“Bring the bull to the front of the Tent of Meeting, and Aaron and his sons shall lay their hands on its head. Slaughter it in the Lord’s presence at the entrance to the Tent of Meeting. Take some of the bull’s blood and put it on the horns of the altar with your finger, and pour out the rest of it at the base of the altar.” —Exodus 29:10-12
Not a pretty picture, this verse. The bleating of a bull being bound against its will. The brutal butchering with a knife. Dipping hands into the warm blood. What a gory and offensive scene. The bloody slaughter of the sacrificial animal was not even carried out behind the Tend of Meeting, hidden from view, but in the front for everyone to see.
Other ancient cultures employed animal sacrifices, but only in Israel was the blood of a sacrificial animal central in worship. Leviticus 17:11 reminds us that “It is the blood that makes atonement for one’s life.”
The shedding of blood is the “dirty work” of salvation. Just as there was nothing pretty about Old Testament sacrifices, the shedding of blood sealing the New Covenant was just as offensive. The brutal crucifixion of Christ was not hidden from the view of men but on a hill in broad daylight for all to see.

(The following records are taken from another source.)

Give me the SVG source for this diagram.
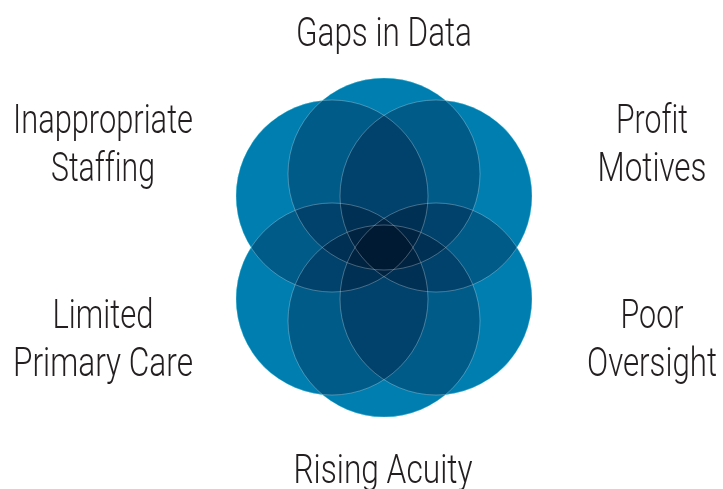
<svg xmlns="http://www.w3.org/2000/svg" width="723" height="489" viewBox="0 0 723 489">
<style>
.base{fill:#00AEE0}
.mul{fill:rgb(0,184,199);mix-blend-mode:multiply}
.edge{fill:none;stroke:#ffffff;stroke-opacity:0.35;stroke-width:0.8}
.lbl{font-family:Roboto,"Liberation Sans",Arial,sans-serif;font-weight:300;font-size:41px;fill:#231f20;text-anchor:middle;font-variant-ligatures:none}
</style>
<defs>
<circle id="c-top" cx="384" cy="174" r="96"/>
<circle id="c-ul" cx="332" cy="196" r="96"/>
<circle id="c-ur" cx="436" cy="196" r="96"/>
<circle id="c-ll" cx="332" cy="299" r="96"/>
<circle id="c-lr" cx="436" cy="299" r="96"/>
<circle id="c-bot" cx="384" cy="321" r="96"/>
</defs>
<g id="base">
<use href="#c-top" class="base"/><use href="#c-ul" class="base"/><use href="#c-ur" class="base"/>
<use href="#c-ll" class="base"/><use href="#c-lr" class="base"/><use href="#c-bot" class="base"/>
</g>
<g id="node-gaps"><use href="#c-top" class="mul"/></g>
<g id="node-staffing"><use href="#c-ul" class="mul"/></g>
<g id="node-profit"><use href="#c-ur" class="mul"/></g>
<g id="node-primary"><use href="#c-ll" class="mul"/></g>
<g id="node-oversight"><use href="#c-lr" class="mul"/></g>
<g id="node-acuity"><use href="#c-bot" class="mul"/></g>
<g id="edges">
<use href="#c-top" class="edge"/><use href="#c-ul" class="edge"/><use href="#c-ur" class="edge"/>
<use href="#c-ll" class="edge"/><use href="#c-lr" class="edge"/><use href="#c-bot" class="edge"/>
</g>
<g id="labels">
<text class="lbl" x="384" y="46" textLength="176" lengthAdjust="spacingAndGlyphs">Gaps in Data</text>
<text class="lbl" x="103" y="133" textLength="180" lengthAdjust="spacingAndGlyphs">Inappropriate</text>
<text class="lbl" x="103" y="181" textLength="104" lengthAdjust="spacingAndGlyphs">Staffing</text>
<text class="lbl" x="103" y="328" textLength="101" lengthAdjust="spacingAndGlyphs">Limited</text>
<text class="lbl" x="103" y="376" textLength="180" lengthAdjust="spacingAndGlyphs">Primary Care</text>
<text class="lbl" x="652" y="133" textLength="72" lengthAdjust="spacingAndGlyphs">Profit</text>
<text class="lbl" x="652" y="181" textLength="109" lengthAdjust="spacingAndGlyphs">Motives</text>
<text class="lbl" x="652" y="328" textLength="63" lengthAdjust="spacingAndGlyphs">Poor</text>
<text class="lbl" x="652" y="376" textLength="130" lengthAdjust="spacingAndGlyphs">Oversight</text>
<text class="lbl" x="383" y="483" textLength="179" lengthAdjust="spacingAndGlyphs">Rising Acuity</text>
</g>
</svg>
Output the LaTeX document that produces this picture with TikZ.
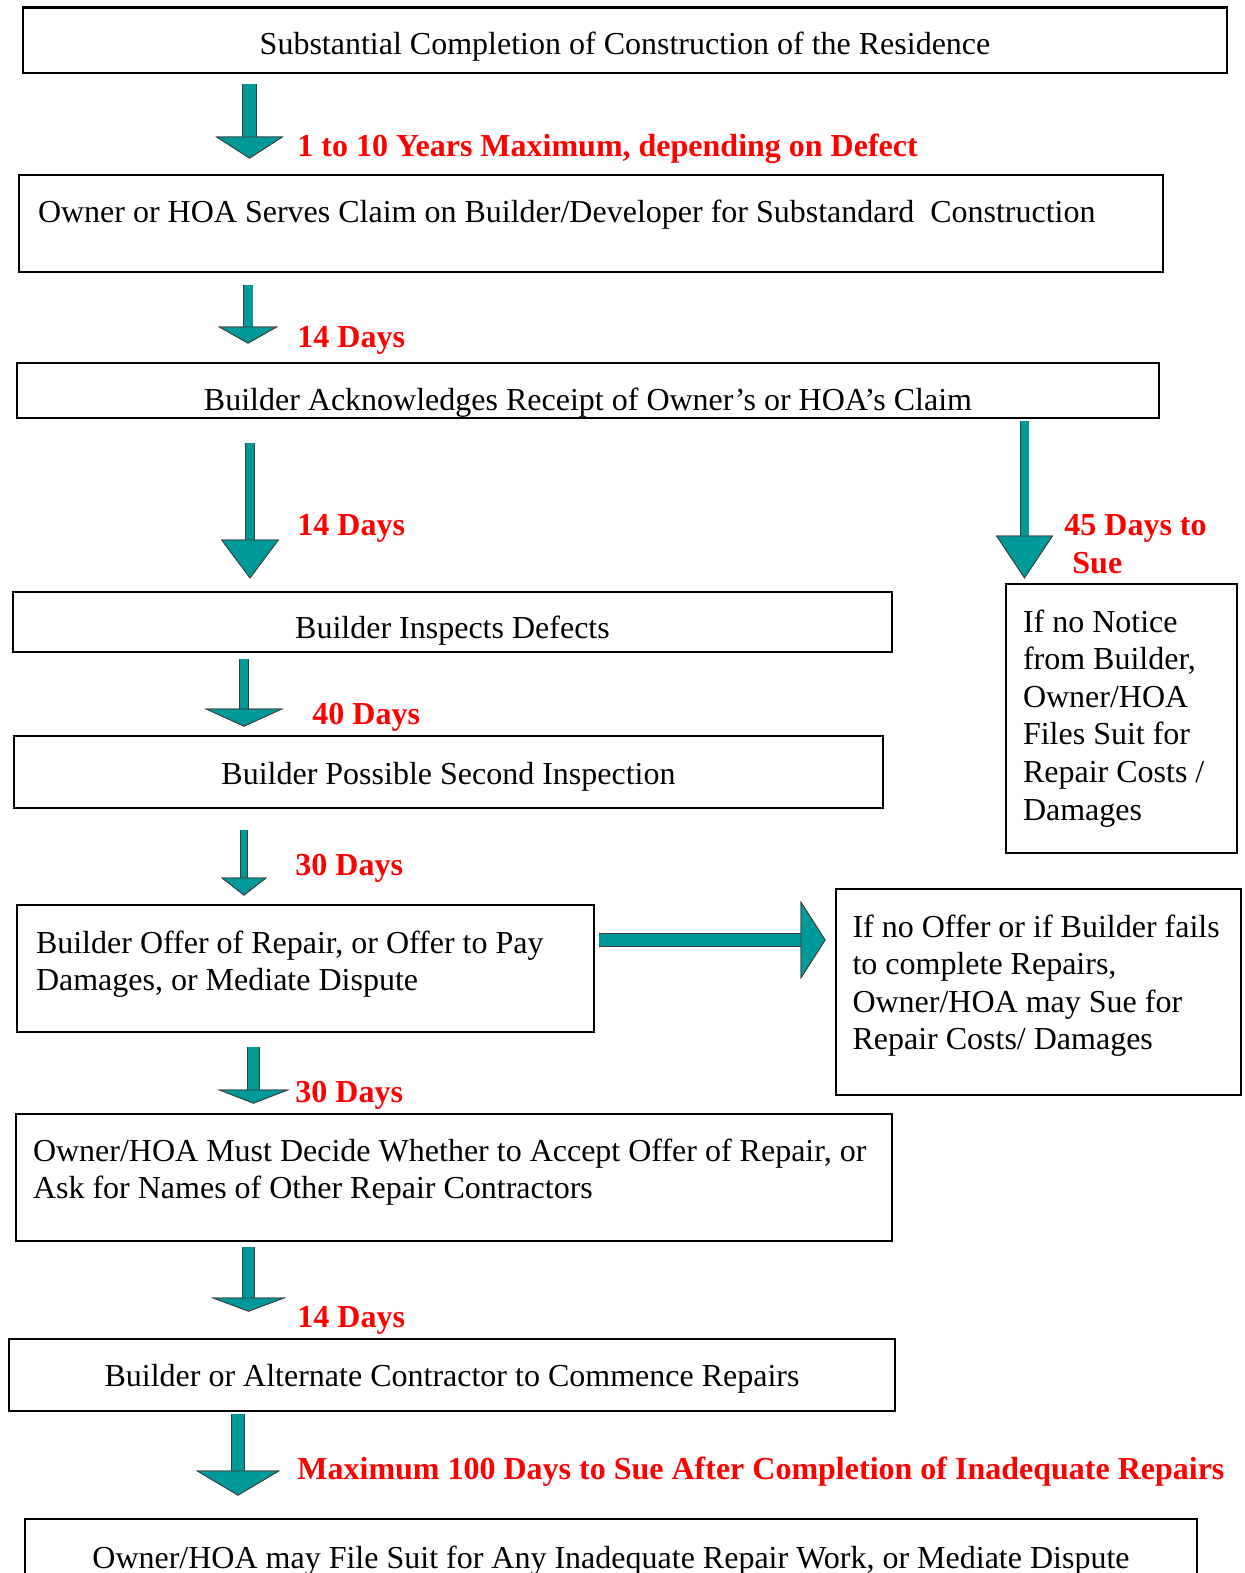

In the Old Testament, the worshiper, who with hands placed on the head of the living animal saw it killed and its blood sprinkled, was being graphically shown that sin called for the surrender of a life. When we look at the cross, we discover a graphic picture of what remission of our sin demands – the surrender of the Lamb of God.
Lord Jesus, show me the offense of my sin when I look at the crown of thorns, Your pierced hands and feet, and bruised body. My guilt and sin must truly be awful to demand such a precious price as that of Your blood.